Re: cancer "cure" sellers
A couple of things.
First of all, the maker of Anvirzel who got warned by the FDA for making unsubstantiated claims, is none other than "Ozelle Pharmaceuticals". Hmmm....wonder if that just possibly be the same Dr. Ozelle (doctor of what?) who you glowingly cite as having "cured" all those cancer patients. Someone at that company apparently just couldn't resist touting the product before the evidence was in.
And it still isn't in. Memorial Sloan-Kettering says that
Oleander products should not be administered to anyone outside a clinical trial until more is known about its efficacy and toxicity. And speaking of toxicity, they say:
"Adverse Reactions
Reported (Anvirzel™): Nausea, vomiting, diarrhea, pruritus, pain at injection site, tumor pain, mastalgia, leukocytosis, tachycardia, and arrhythmias.
Common (Raw botanical): Consumption of one Nerium
Oleander leaf may be fatal.
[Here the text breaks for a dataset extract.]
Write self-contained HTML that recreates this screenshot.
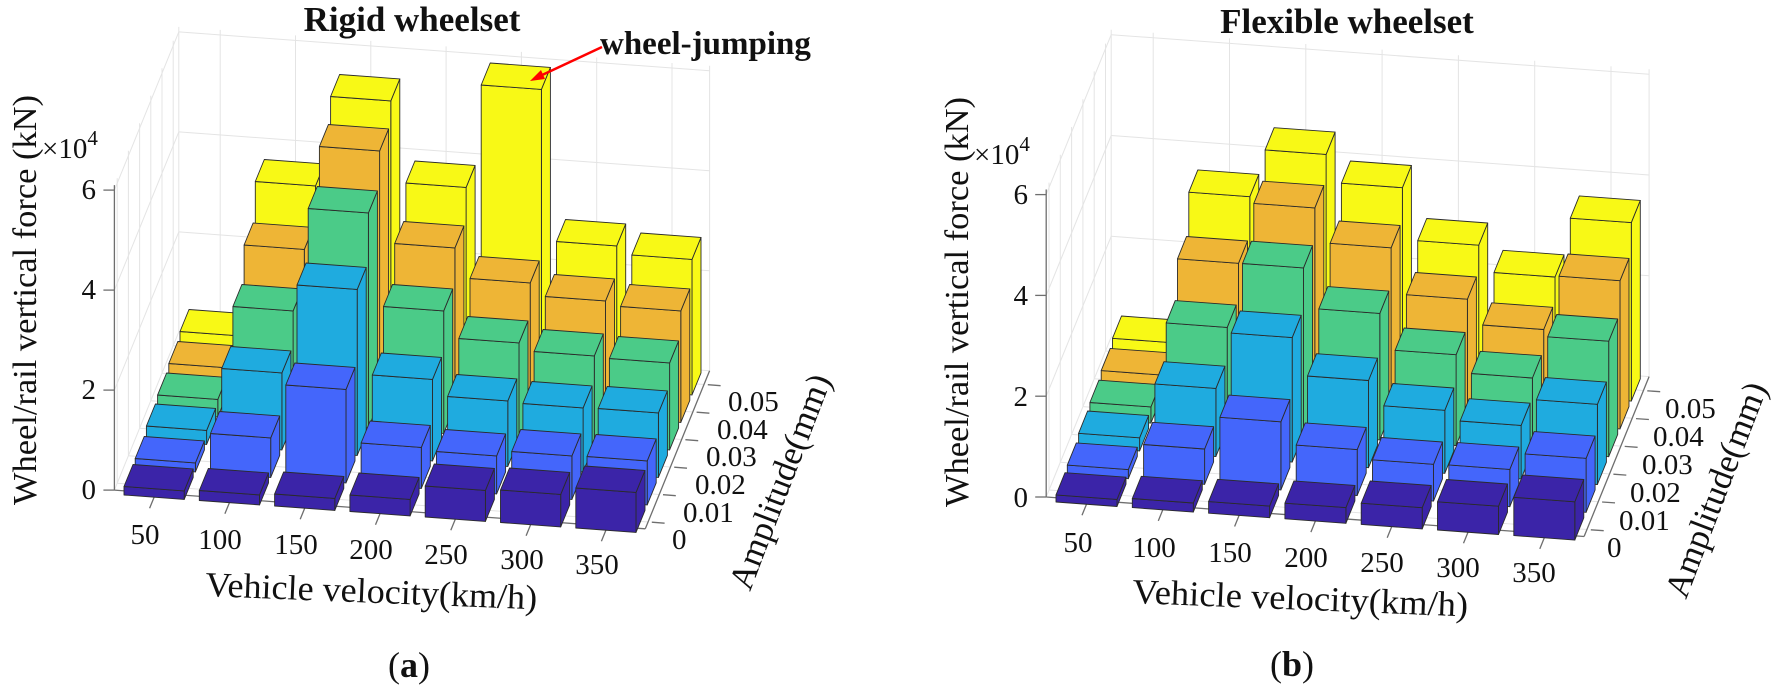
<!DOCTYPE html>
<html><head><meta charset="utf-8"><style>
html,body{margin:0;padding:0;background:#fff;width:1784px;height:689px;overflow:hidden}
svg{display:block}
text{font-family:"Liberation Serif","Times New Roman",serif;fill:#111}
.t{font-size:29px}
.b{font-weight:bold}
</style></head><body>
<svg id="s" width="1784" height="689" viewBox="0 0 1784 689" xmlns="http://www.w3.org/2000/svg">
<rect width="1784" height="689" fill="#fff"/>
<g id="g1"></g>
<g id="g2"></g>

<!-- Left chart text -->
<text class="b" x="412" y="31" font-size="35" text-anchor="middle">Rigid wheelset</text>
<text class="b" x="600" y="54" font-size="33">wheel-jumping</text>
<line x1="602" y1="47" x2="540" y2="76" stroke="#f00" stroke-width="2.5"/>
<polygon points="530,81 541,70 545,79" fill="#f00"/>
<g class="t" text-anchor="end" dominant-baseline="central">
<text x="96" y="490">0</text><text x="96" y="390">2</text><text x="96" y="290">4</text><text x="96" y="190">6</text>
</g>
<text x="42" y="158" font-size="29">×10<tspan font-size="21" dy="-13">4</tspan></text>
<text x="36" y="300" font-size="34" text-anchor="middle" transform="rotate(-90 36 300)" textLength="410" lengthAdjust="spacingAndGlyphs">Wheel/rail vertical force (kN)</text>
<g class="t" text-anchor="middle" dominant-baseline="central">
<text x="145" y="535">50</text><text x="220" y="540">100</text><text x="296" y="545">150</text><text x="371" y="550">200</text><text x="446" y="555">250</text><text x="522" y="560">300</text><text x="597" y="565">350</text>
</g>
<text x="205" y="596" font-size="35" transform="rotate(2.3 205 596)" textLength="332" lengthAdjust="spacingAndGlyphs">Vehicle velocity(km/h)</text>
<g class="t" dominant-baseline="central">
<text x="672" y="540">0</text><text x="683" y="513">0.01</text><text x="695" y="485">0.02</text><text x="706" y="457">0.03</text><text x="717" y="430">0.04</text><text x="728" y="402">0.05</text>
</g>
<text x="750" y="592" font-size="35" transform="rotate(-69 750 592)">Amplitude(mm)</text>
<text x="409" y="677" font-size="36" text-anchor="middle"><tspan>(</tspan><tspan font-weight="bold">a</tspan><tspan>)</tspan></text>

<!-- Right chart text -->
<text class="b" x="1347" y="33" font-size="35" text-anchor="middle">Flexible wheelset</text>
<g class="t" text-anchor="end" dominant-baseline="central">
<text x="1028" y="498">0</text><text x="1028" y="397">2</text><text x="1028" y="296">4</text><text x="1028" y="195">6</text>
</g>
<text x="974" y="164" font-size="29">×10<tspan font-size="21" dy="-13">4</tspan></text>
<text x="968" y="302" font-size="34" text-anchor="middle" transform="rotate(-90 968 302)" textLength="410" lengthAdjust="spacingAndGlyphs">Wheel/rail vertical force (kN)</text>
<g class="t" text-anchor="middle" dominant-baseline="central">
<text x="1078" y="543">50</text><text x="1154" y="548">100</text><text x="1230" y="553">150</text><text x="1306" y="558">200</text><text x="1382" y="563">250</text><text x="1458" y="568">300</text><text x="1534" y="573">350</text>
</g>
<text x="1132" y="603" font-size="35" transform="rotate(2.3 1132 603)" textLength="336" lengthAdjust="spacingAndGlyphs">Vehicle velocity(km/h)</text>
<g class="t" dominant-baseline="central">
<text x="1607" y="548">0</text><text x="1619" y="521">0.01</text><text x="1630" y="493">0.02</text><text x="1642" y="465">0.03</text><text x="1653" y="437">0.04</text><text x="1665" y="409">0.05</text>
</g>
<text x="1686" y="600" font-size="35" transform="rotate(-69 1686 600)">Amplitude(mm)</text>
<text x="1292" y="676" font-size="36" text-anchor="middle"><tspan>(</tspan><tspan font-weight="bold">b</tspan><tspan>)</tspan></text>
</svg>
<script>
(function(){
var NS="http://www.w3.org/2000/svg";
var cols=["#3b24a8","#4466fb","#1fabdf","#4bcb88","#eeb536","#f8f916"];
var L={O:[158.6,486.2],V:[75.3,5.5],A:[11.2,-27.5],H:50,g:"g1",
h:[[0.17,0.2,0.24,0.33,0.62,0.65,0.8],
[0.18,0.79,1.87,0.82,0.76,0.87,0.88],
[0.28,1.54,3.32,1.63,1.31,1.28,1.29],
[0.35,2.23,4.3,2.45,1.92,1.77,1.74],
[0.43,2.91,4.99,3.16,2.57,2.32,2.23],
[0.52,3.63,5.44,3.82,5.89,2.87,2.71]]};
var R={O:[1091,493.1],V:[76.3,5.6],A:[11.3,-27.8],H:50.4,g:"g2",
h:[[0.14,0.18,0.23,0.31,0.42,0.56,0.76],
[0.18,0.7,1.35,0.91,0.73,0.74,1.07],
[0.26,1.35,2.47,1.73,1.25,1.06,1.59],
[0.32,2.01,3.3,2.51,1.8,1.45,2.29],
[0.4,2.73,3.94,3.26,2.35,1.86,2.94],
[0.49,3.5,4.45,3.9,2.87,2.35,3.54]]};
function draw(C){
 var g=document.getElementById(C.g);
 function P(v,a,z){return [C.O[0]+v*C.V[0]+a*C.A[0], C.O[1]+v*C.V[1]+a*C.A[1]-z*C.H];}
 function line(p,q,col,w){var e=document.createElementNS(NS,"line");e.setAttribute("x1",p[0].toFixed(1));e.setAttribute("y1",p[1].toFixed(1));e.setAttribute("x2",q[0].toFixed(1));e.setAttribute("y2",q[1].toFixed(1));e.setAttribute("stroke",col);e.setAttribute("stroke-width",w);g.appendChild(e);}
 function poly(pts,fill){var e=document.createElementNS(NS,"polygon");e.setAttribute("points",pts.map(function(p){return p[0].toFixed(1)+","+p[1].toFixed(1)}).join(" "));e.setAttribute("fill",fill);e.setAttribute("stroke","#2b2b2b");e.setAttribute("stroke-width","0.9");e.setAttribute("stroke-linejoin","round");g.appendChild(e);}
 var v0=-0.55,v1=6.5,a0=-0.25,a1=5.5,zt=6.1,gc="#e4e4e4";
 // back wall
 for(var i=0;i<=6;i++) line(P(i,a1,0),P(i,a1,zt),gc,1);
 [2,4,6].forEach(function(z){line(P(v0,a1,z),P(v1,a1,z),gc,1);line(P(v0,a0,z),P(v0,a1,z),gc,1);});
 line(P(v0,a1,0),P(v0,a1,zt),gc,1);line(P(v1,a1,0),P(v1,a1,zt),gc,1);
 // left wall
 for(var j=0;j<=5;j++) line(P(v0,j,0),P(v0,j,zt),gc,1);
 // floor
 for(var i=0;i<=6;i++) line(P(i,a0,0),P(i,a1,0),gc,1);
 for(var j=0;j<=5;j++) line(P(v0,j,0),P(v1,j,0),gc,1);
 line(P(v0,a1,0),P(v1,a1,0),gc,1);line(P(v0,a0,0),P(v0,a1,0),gc,1);
 // axes
 var ac="#6e6e6e";
 line(P(v0,a0,0),P(v0,a0,zt),ac,1.3);
 line(P(v0,a0,0),P(v1,a0,0),ac,1.3);
 line(P(v1,a0,0),P(v1,a1,0),ac,1.3);
 [0,2,4,6].forEach(function(z){var p=P(v0,a0,z);line(p,[p[0]-11,p[1]],ac,1.3);});
 for(var i=0;i<=6;i++) line(P(i,-0.4,0),P(i,-0.8,0),ac,1.3);
 for(var j=0;j<=5;j++) line(P(v1+0.05,j,0),P(v1+0.22,j,0),ac,1.3);
 // bars
 for(var j=5;j>=0;j--) for(var i=0;i<=6;i++){
  var h=C.h[j][i],x0=i-0.4,x1=i+0.4,y0=j-0.4,y1=j+0.4,c=cols[j];
  poly([P(x1,y0,0),P(x1,y1,0),P(x1,y1,h),P(x1,y0,h)],c);
  poly([P(x0,y0,0),P(x1,y0,0),P(x1,y0,h),P(x0,y0,h)],c);
  poly([P(x0,y0,h),P(x1,y0,h),P(x1,y1,h),P(x0,y1,h)],c);
 }
}
draw(L);draw(R);
})();
</script>
</body></html>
Onset of toxicity occurs several hours following consumption and includes vomiting, abdominal pain, cyanosis, hypotension, hypothermia, vertigo, respiratory paralysis, and death.
Symptoms of toxicity can occur at a serium oleandrin level between 1.0 and 2.0 ng/ml."
http://www.mskcc.org/mskcc/html/69314.cfm
Tell us, who should we believe about your "oleander soup" - health care professionals who care for thousands of cancer patients annually using the latest and best documented methods, or Tony Isaacs who does lots of Google searches, sees conspiracies everywhere and sells supplements over the Internet?
There _are_ useful botanically-derived chemotherapy drugs out there (for instance, Taxol, vinblastine and vincristine). They were properly tested before introduction, so their toxicities are well-known (hint: they come from plants, but they're still powerful and potentially dangerous drugs). No responsible person promoted them beforehand as a crude soup, risking serious reactions from a non-standardized preparation, or tumor resistance because of low dosage - problems you're exposing patients to with your
Oleander promotion.
As for the quote from the former FDA commissioner - that one has been circulating around various alt websites for quite awhile. The problem is, no one seems to have a provable citation that Dr. Ley said any such thing. By various accounts, he said it in 1965 (when he wasn't with the FDA), or 1969, or 1970...before Congress, or not before Congress. Surely _you_ can prove to us that he said it, and just when and where. And I don't mean an online photocopy of some scrap of undocumented paper from an unknown source, like the other crapola you've linked to before.
This is typical of the type of the material that antivaxers and other altie fearmongers propagate all over the place. Dubious quotes that can't be traced, unsubstantiated allegations from unqualified cranks, studies about irrelevant topics and complete falsehoods. They figure that if they rant about the same stuff over and over, sheer repetition will make someone believe it.
People who think for themselves and consult reputable sources are harder to fool.